Kajiado Education CECM, Samuel Seki, on Wednesday denied claims his officers are taking bribes from parents so as to facilitate access for bursary funds.
The denial of bribe-taking comes on the heels of outbursts by parents who decided to go public on social media that officers from the county are demanding up to Sh2, 000 for them to access bursary funds for their children in secondary schools.
“As far as I am concerned, processing of bursaries involves senior officers in the county, who I doubt can stoop that low. However, we shall investigate the matter to its conclusion. I am also urging those who have been asked to pay for that service to come forward to my office and assist with information,” said Seki.
He asked the residents not to pay any money as facilitation fees for the bursary as that is against the policy of the county.
Meanwhile, A standoff between members of county assembly and the executive over how bursary is disbursed to schools has caused fears among parents in the region.
As the standoff continues, parents have resorted to selling their livestock in order to fund their children’s education after schools across the country sent their children home.
The schools are said to have complained of no-remittance of the promised county bursary funds, which are in arrears, in their accounts.
But county education minister, Samuel Seki, on Wednesday came out in defense of the executive saying the county disbursed Sh40 million in October last year to all the schools across the country.
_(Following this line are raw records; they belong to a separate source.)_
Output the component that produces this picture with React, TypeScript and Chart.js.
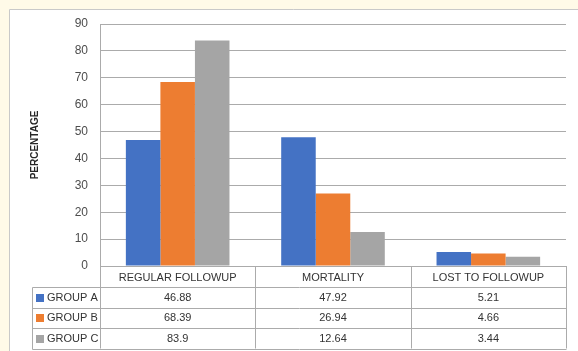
import React, { useEffect, useRef } from "react";
import { Chart, registerables } from "chart.js";

Chart.register(...registerables);

const categories = ["REGULAR FOLLOWUP", "MORTALITY", "LOST TO FOLLOWUP"];
const groupNames = ["GROUP A", "GROUP B", "GROUP C"];
const groupA = [46.88, 47.92, 5.21];
const groupB = [68.39, 26.94, 4.66];
const groupC = [83.9, 12.64, 3.44];
const groupValueLabels = [
  ["46.88", "47.92", "5.21"],
  ["68.39", "26.94", "4.66"],
  ["83.9", "12.64", "3.44"],
];
const colors = ["#4472C4", "#ED7D31", "#A5A5A5"];
const yTicks = [0, 10, 20, 30, 40, 50, 60, 70, 80, 90];

const FONT = "'Liberation Sans', Arial, sans-serif";
const LINE = "#ababab";

const tablePlugin = {
  id: "dataTable",
  beforeDraw(chart: any) {
    const { ctx, width, height } = chart;
    ctx.save();
    ctx.fillStyle = "#fffae8";
    ctx.fillRect(0, 0, width, height);
    ctx.fillStyle = "#ffffff";
    ctx.fillRect(9, 9, width, height);
    ctx.strokeStyle = "#c9c9c9";
    ctx.lineWidth = 1;
    ctx.beginPath();
    ctx.moveTo(9.5, height);
    ctx.lineTo(9.5, 9.5);
    ctx.lineTo(width, 9.5);
    ctx.stroke();
    ctx.restore();
  },
  afterDraw(chart: any) {
    const { ctx, chartArea } = chart;
    const x = chart.scales.x;
    const n = categories.length;
    const left = chartArea.left;
    const right = chartArea.right;
    const base = chartArea.bottom;
    const colW = (right - left) / n;
    const headerH = 21;
    const rowH = 20.5;
    const legendLeft = 32;
    const rowsTop = base + headerH;
    const tableBottom = rowsTop + rowH * groupNames.length;
    const px = (v: number) => Math.round(v) + 0.5;

    ctx.save();
    ctx.strokeStyle = LINE;
    ctx.lineWidth = 1;
    ctx.beginPath();
    for (let i = 0; i <= n; i++) {
      const xx = px(left + colW * i);
      ctx.moveTo(xx, base);
      ctx.lineTo(xx, tableBottom);
    }
    ctx.moveTo(px(legendLeft), px(rowsTop));
    ctx.lineTo(px(legendLeft), px(tableBottom));
    for (let r = 0; r <= groupNames.length; r++) {
      const yy = px(rowsTop + rowH * r);
      ctx.moveTo(px(legendLeft), yy);
      ctx.lineTo(px(right), yy);
    }
    ctx.stroke();

    ctx.font = `11px ${FONT}`;
    ctx.fillStyle = "#333333";
    ctx.textBaseline = "middle";
    ctx.textAlign = "center";
    for (let i = 0; i < n; i++) {
      const cx = x.getPixelForValue(i);
      ctx.fillText(categories[i], cx, base + headerH / 2 + 1);
    }
    for (let r = 0; r < groupNames.length; r++) {
      const cy = rowsTop + rowH * r + rowH / 2 + 0.5;
      ctx.fillStyle = colors[r];
      ctx.fillRect(36, Math.round(cy - 4), 8, 8);
      ctx.fillStyle = "#333333";
      ctx.textAlign = "left";
      ctx.fillText(groupNames[r], 47, cy);
      ctx.textAlign = "center";
      for (let i = 0; i < n; i++) {
        ctx.fillText(groupValueLabels[r][i], x.getPixelForValue(i), cy);
      }
    }
    ctx.restore();
  },
};

export default function App() {
  const ref = useRef<HTMLCanvasElement>(null);
  useEffect(() => {
    document.body.style.margin = "0";
    const chart = new Chart(ref.current!, {
      type: "bar",
      data: {
        labels: categories,
        datasets: [
          { label: groupNames[0], data: groupA, backgroundColor: colors[0] },
          { label: groupNames[1], data: groupB, backgroundColor: colors[1] },
          { label: groupNames[2], data: groupC, backgroundColor: colors[2] },
        ],
      },
      options: {
        animation: false,
        responsive: false,
        maintainAspectRatio: false,
        layout: { padding: { top: 24, right: 12, bottom: 85, left: 0 } },
        datasets: { bar: { categoryPercentage: 0.667, barPercentage: 1 } },
        plugins: { legend: { display: false }, tooltip: { enabled: false } },
        scales: {
          x: { display: false },
          y: {
            min: 0,
            max: 90,
            afterFit: (s: any) => {
              s.width = 100;
            },
            afterBuildTicks: (s: any) => {
              s.ticks = yTicks.map((v) => ({ value: v }));
            },
            ticks: {
              padding: 12,
              color: "#4d4d4d",
              font: { family: FONT, size: 12 },
            },
            grid: { color: LINE, drawTicks: false },
            border: { display: true, color: LINE },
            title: {
              display: true,
              text: "PERCENTAGE",
              color: "#262626",
              font: { family: FONT, size: 10, weight: "bold" },
              padding: { top: 29, bottom: 0 },
            },
          },
        },
      },
      plugins: [tablePlugin],
    });
    return () => chart.destroy();
  }, []);
  return (
    <div style={{ width: 578, height: 351 }}>
      <canvas ref={ref} width={578} height={351} style={{ display: "block" }} />
    </div>
  );
}
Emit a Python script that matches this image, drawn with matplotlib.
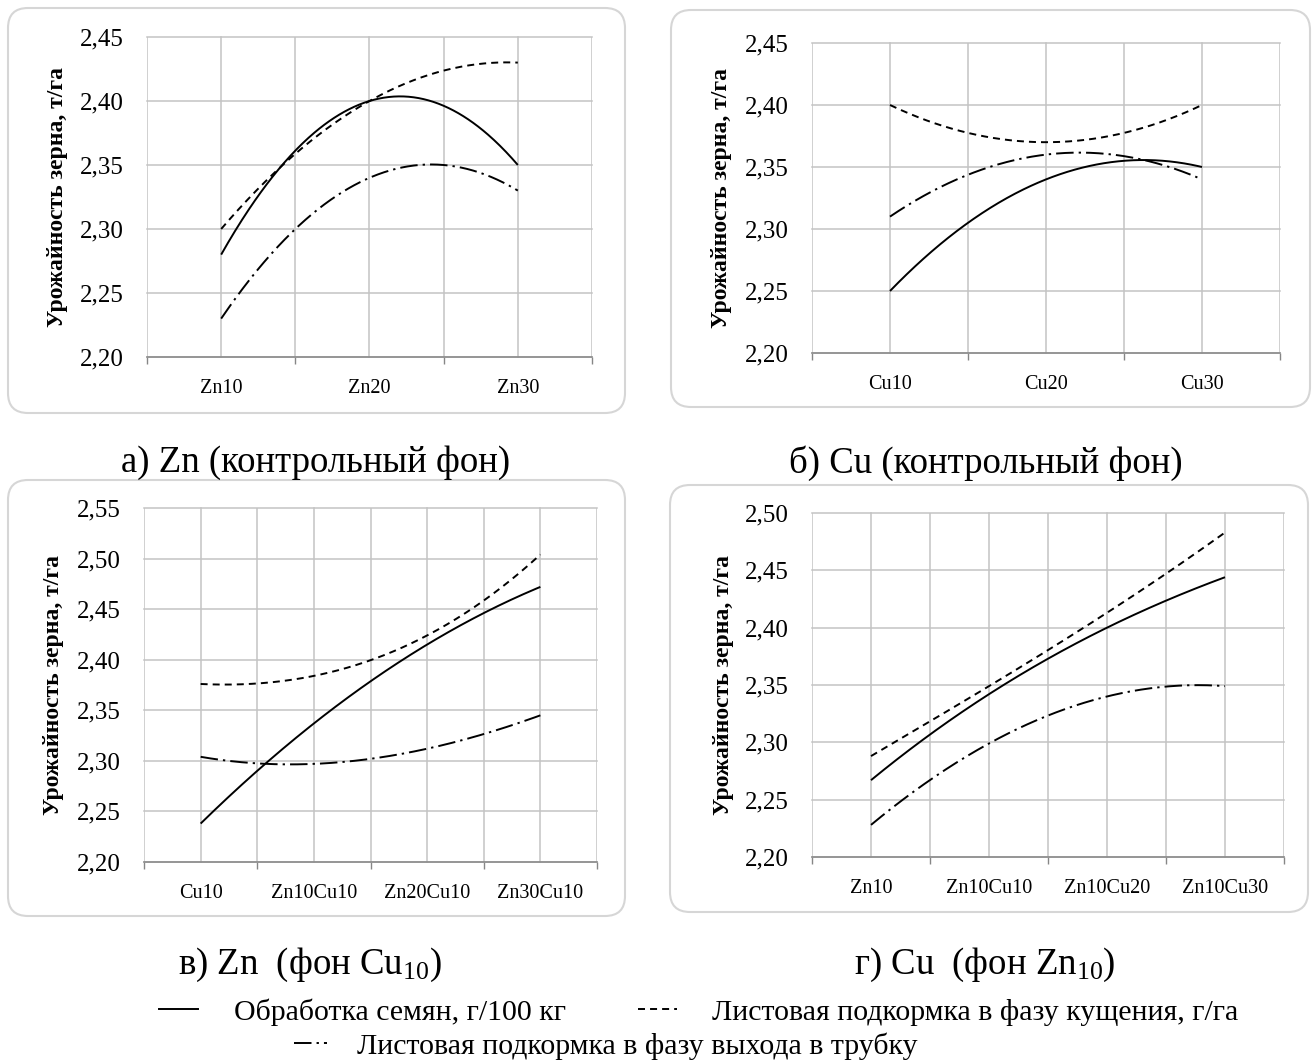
import numpy as np
import matplotlib
matplotlib.use('Agg')
import matplotlib.pyplot as plt
from matplotlib.patches import FancyBboxPatch
from matplotlib.lines import Line2D
from matplotlib.ticker import FuncFormatter

plt.rcParams['font.family'] = ['Liberation Serif', 'DejaVu Serif']
plt.rcParams['mathtext.fontset'] = 'custom'
plt.rcParams['mathtext.rm'] = 'Liberation Serif'
plt.rcParams['mathtext.it'] = 'Liberation Serif'
plt.rcParams['mathtext.bf'] = 'Liberation Serif:bold'

# ---------------- data ----------------
cats_a = ['Zn10', 'Zn20', 'Zn30']
a_seed = [2.28, 2.40, 2.35]
a_till = [2.30, 2.40, 2.43]
a_boot = [2.23, 2.34, 2.33]

cats_b = ['Cu10', 'Cu20', 'Cu30']
b_seed = [2.25, 2.34, 2.35]
b_till = [2.40, 2.37, 2.40]
b_boot = [2.31, 2.36, 2.34]

cats_c = ['Cu10', 'Zn10Cu10', 'Zn20Cu10', 'Zn30Cu10']
c_seed = [2.238, 2.337, 2.415, 2.472]
c_till = [2.376, 2.384, 2.424, 2.504]
c_boot = [2.304, 2.297, 2.312, 2.345]

cats_d = ['Zn10', 'Zn10Cu10', 'Zn10Cu20', 'Zn10Cu30']
d_seed = [2.267, 2.342, 2.400, 2.444]
d_till = [2.288, 2.349, 2.413, 2.483]
d_boot = [2.228, 2.299, 2.340, 2.349]

ylabel = 'Урожайность зерна, т/га'
captions = ['а) Zn (контрольный фон)', 'б) Cu (контрольный фон)',
            'в) Zn  (фон Cu$_{10}$)', 'г) Cu  (фон Zn$_{10}$)']
legend_labels = ['Обработка семян, г/100 кг',
                 'Листовая подкормка в фазу кущения, г/га',
                 'Листовая подкормка в фазу выхода в трубку']

# ---------------- styles ----------------
W, H = 1316, 1064
LW = 1.4
STY_SEED = '-'
STY_TILL = (0, (3.6, 2.6))
STY_BOOT = (0, (9.0, 2.6, 1.2, 2.6))
GRID = '#c3c3c3'
AXC = '#868686'

fig = plt.figure(figsize=(W / 100, H / 100), dpi=100)
fig.patch.set_facecolor('white')


def box(x1, y1, x2, y2):
    p = FancyBboxPatch((x1 / 100, (H - y2) / 100), (x2 - x1) / 100, (y2 - y1) / 100,
                       boxstyle='round,pad=0,rounding_size=0.2',
                       transform=fig.dpi_scale_trans, facecolor='white',
                       edgecolor='#d6d6d6', lw=1.5, zorder=0)
    fig.add_artist(p)


box(8, 8, 625, 413)
box(671, 10, 1310, 407)
box(8, 480, 625, 916)
box(670, 485, 1308, 912)


def panel(left, right, top, bottom, cats, series, ymin, ymax, lab_x):
    ax = fig.add_axes([left / W, 1 - bottom / H, (right - left) / W, (bottom - top) / H])
    ax.set_facecolor('none')
    n = len(cats)
    x = np.arange(1, n + 1)
    xs = np.linspace(1, n, 300)
    for vals, sty in series:
        coef = np.polyfit(x, vals, n - 1)
        ax.plot(xs, np.polyval(coef, xs), color='black', lw=LW, linestyle=sty,
                solid_capstyle='butt', dash_capstyle='butt')
    ax.set_xlim(0.5, n + 0.5)
    ax.set_ylim(ymin, ymax)
    ax.set_xticks(x)
    ax.set_xticklabels(cats, fontsize=14.5)
    ax.set_xticks(np.arange(0.5, n + 1, 1.0), minor=True)
    ax.tick_params(axis='x', which='major', length=0, pad=16)
    ax.tick_params(axis='x', which='minor', length=5, width=1, color=AXC, direction='out')
    ax.set_yticks(np.arange(ymin, ymax + 1e-9, 0.05))
    ax.yaxis.set_major_formatter(FuncFormatter(lambda v, p: f'{v:.2f}'.replace('.', ',')))
    ax.tick_params(axis='y', length=0, pad=17, labelsize=18)
    ax.grid(True, which='both', axis='x', color=GRID, lw=1.1)
    ax.grid(True, which='major', axis='y', color=GRID, lw=1.1)
    for gl in ax.get_xgridlines() + ax.get_ygridlines() + ax.xaxis.get_minorticklines():
        gl.set_clip_on(False)
    ax.set_axisbelow(True)
    for s in ['top', 'right', 'left']:
        ax.spines[s].set_visible(False)
    ax.spines['bottom'].set_color(AXC)
    ax.spines['bottom'].set_linewidth(1.1)
    ax.set_ylabel(ylabel, fontsize=17, fontweight='bold')
    ax.yaxis.set_label_coords((lab_x - left) / (right - left), 0.5)
    ax.yaxis.label.set_verticalalignment('center')
    return ax


panel(147, 592, 37, 357, cats_a,
      [(a_seed, STY_SEED), (a_till, STY_TILL), (a_boot, STY_BOOT)], 2.20, 2.45, 58)
panel(812, 1280, 43, 353, cats_b,
      [(b_seed, STY_SEED), (b_till, STY_TILL), (b_boot, STY_BOOT)], 2.20, 2.45, 722)
panel(144, 597, 508, 862, cats_c,
      [(c_seed, STY_SEED), (c_till, STY_TILL), (c_boot, STY_BOOT)], 2.20, 2.55, 54)
panel(812, 1284, 513, 857, cats_d,
      [(d_seed, STY_SEED), (d_till, STY_TILL), (d_boot, STY_BOOT)], 2.20, 2.50, 723)

cap_pos = [(316, 463), (986, 463), (310, 965), (985, 965)]
for (cx, cy), t in zip(cap_pos, captions):
    fig.text(cx / W, 1 - cy / H, t, fontsize=26.5, ha='center', va='center')

h1 = Line2D([], [], color='black', lw=LW, linestyle=STY_SEED)
h2 = Line2D([], [], color='black', lw=LW, linestyle=STY_TILL)
h3 = Line2D([], [], color='black', lw=LW, linestyle=STY_BOOT)
fig.legend([h1, h2], legend_labels[:2], loc='center', bbox_to_anchor=(699 / W, 1 - 1012 / H),
           ncol=2, frameon=False, fontsize=21.5, handlelength=1.3, handletextpad=1.2,
           columnspacing=2.4, borderpad=0.1)
fig.legend([h3], legend_labels[2:], loc='center', bbox_to_anchor=(606 / W, 1 - 1046 / H),
           ncol=1, frameon=False, fontsize=21.5, handlelength=1.1, handletextpad=1.0,
           borderpad=0.1)

fig.savefig('out.png', dpi=100, facecolor='white')
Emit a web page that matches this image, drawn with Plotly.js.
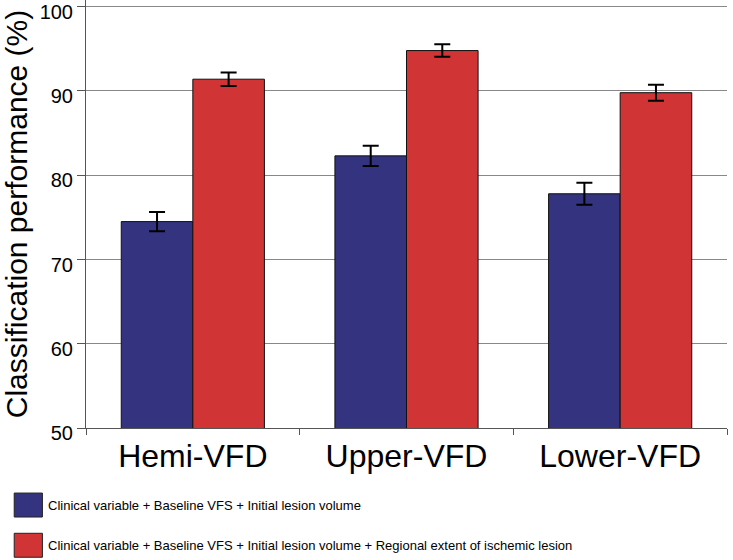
<!DOCTYPE html>
<html>
<head>
<meta charset="utf-8">
<script src="https://cdn.plot.ly/plotly-3.0.1.min.js"></script>
<style>
  html, body { margin: 0; padding: 0; background: #fff; }
  #chart { width: 733px; height: 560px; }
</style>
</head>
<body>
<div id="chart"></div>
<script>
// categories and series
const categories = ['Hemi-VFD', 'Upper-VFD', 'Lower-VFD'];

const baseName = 'Clinical variable + Baseline VFS + Initial lesion volume';
const baseValues = [74.5, 82.3, 77.8];
const baseErrors = [1.15, 1.2, 1.3];

const regionalName = 'Clinical variable + Baseline VFS + Initial lesion volume + Regional extent of ischemic lesion';
const regionalValues = [91.4, 94.8, 89.8];
const regionalErrors = [0.8, 0.75, 0.95];

const yTicks = [50, 60, 70, 80, 90, 100];

const blue = '#333380';
const red = '#d03434';
const fontFamily = 'Liberation Sans, Arial, sans-serif';

function barTrace(name, values, errors, color) {
  return {
    type: 'bar',
    name: name,
    x: categories,
    y: values,
    marker: { color: color, line: { color: '#111', width: 1 } },
    error_y: { type: 'data', array: errors, visible: true, color: '#000', thickness: 2, width: 8 }
  };
}

const traces = [
  barTrace(baseName, baseValues, baseErrors, blue),
  barTrace(regionalName, regionalValues, regionalErrors, red)
];

// legend drawn by hand below the plot so the swatches can be large
const legendEntries = [
  { name: baseName, color: blue },
  { name: regionalName, color: red }
];
const shapes = [];
const annotations = [];
legendEntries.forEach((e, i) => {
  const top = -0.152 - i * 0.094;   // paper units below plot
  shapes.push({
    type: 'rect', xref: 'paper', yref: 'paper',
    x0: -0.112, x1: -0.068, y0: top, y1: top - 0.056,
    fillcolor: e.color, line: { color: '#222', width: 1 }
  });
  annotations.push({
    xref: 'paper', yref: 'paper',
    x: -0.062, y: top - 0.028,
    xanchor: 'left', yanchor: 'middle',
    text: e.name, showarrow: false,
    font: { family: fontFamily, size: 13, color: '#000' }
  });
});

const layout = {
  width: 733,
  height: 560,
  margin: { l: 86, r: 6, t: 0, b: 132 },
  paper_bgcolor: '#fff',
  plot_bgcolor: '#fff',
  font: { family: fontFamily, color: '#000' },
  barmode: 'group',
  bargap: 0.33,
  bargroupgap: 0,
  showlegend: false,
  shapes: shapes,
  annotations: annotations,
  xaxis: {
    tickfont: { size: 32 },
    ticks: 'outside',
    tickson: 'boundaries',
    ticklen: 6,
    tickcolor: '#555',
    showline: true,
    linecolor: '#555',
    linewidth: 1,
    showgrid: false
  },
  yaxis: {
    range: [50, 100.8],
    tickvals: yTicks,
    ticks: 'outside',
    ticklen: 8,
    tickcolor: '#555',
    tickfont: { size: 20 },
    ticklabelshift: 5,
    ticklabeloverflow: 'allow',
    showline: true,
    linecolor: '#555',
    linewidth: 1,
    gridcolor: '#888',
    gridwidth: 1,
    zeroline: false,
    automargin: false,
    title: { text: 'Classification performance (%)', font: { size: 30 }, standoff: 12 }
  }
};

Plotly.newPlot('chart', traces, layout, { displayModeBar: false, staticPlot: true });
</script>
</body>
</html>
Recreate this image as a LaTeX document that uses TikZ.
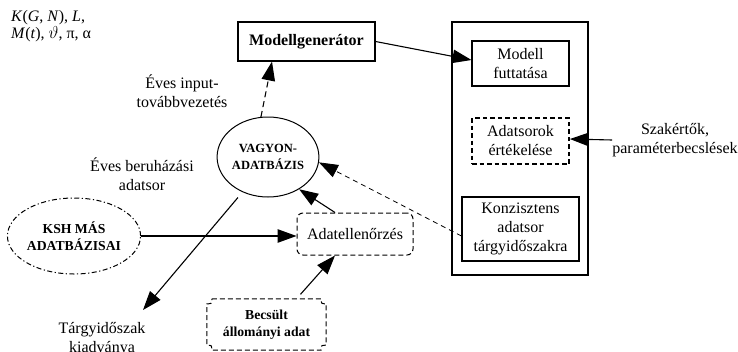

“I have in our possession bank statements as evidence that we have no outstanding payment for the last term in 2018. We also sent our schedules for such payments to the schools through their emails,” said Seki in a telephone interview.
The minister said the money was disbursed through electronic cash transfer system to schools, a process he defended is transparent, and expected the schools to have received their payment schedule in real time.
Kaputiei North MCA, Joshua Olowuasa, on Saturday confirmed the standoff between MCAs and the executive claiming electronic fund transfer method had caused them sleepless nights from the electorate.
“That is a bad system of paying bursaries to schools. What can we, as MCAs, tell parents whose children have been sent away because the money disbursed last year have not reached schools’ accounts,” asked Olowuasa.
Olowuasa said it is either the county issues bank cheques to schools or forget about the whole business that has tampered with the education of children.
“We want those cheques to be issued through our offices so we can monitor them and ensure every parent receives his or her share from the county and not through an ambiguous system that is giving parents untold sufferings,” he said.
Seki, however, said the deal has been struck between the executive and the MCAs and the latter will be issued with cheques worth another Sh40 million on Friday, this week, for onward transmission to schools.
“What I know is that they (MCAs) have been complaining that they should also be given cheques like MPs to distribute directly to the electorate,” Seki added.
Olowuasa said other than a headache the system is giving parents it is also honourable if MCAs can also disburse money through their established offices.
“We are also honourables and by disbursing those funds through our offices, the process will also add us relevance as elected leaders,” said Olowuasa.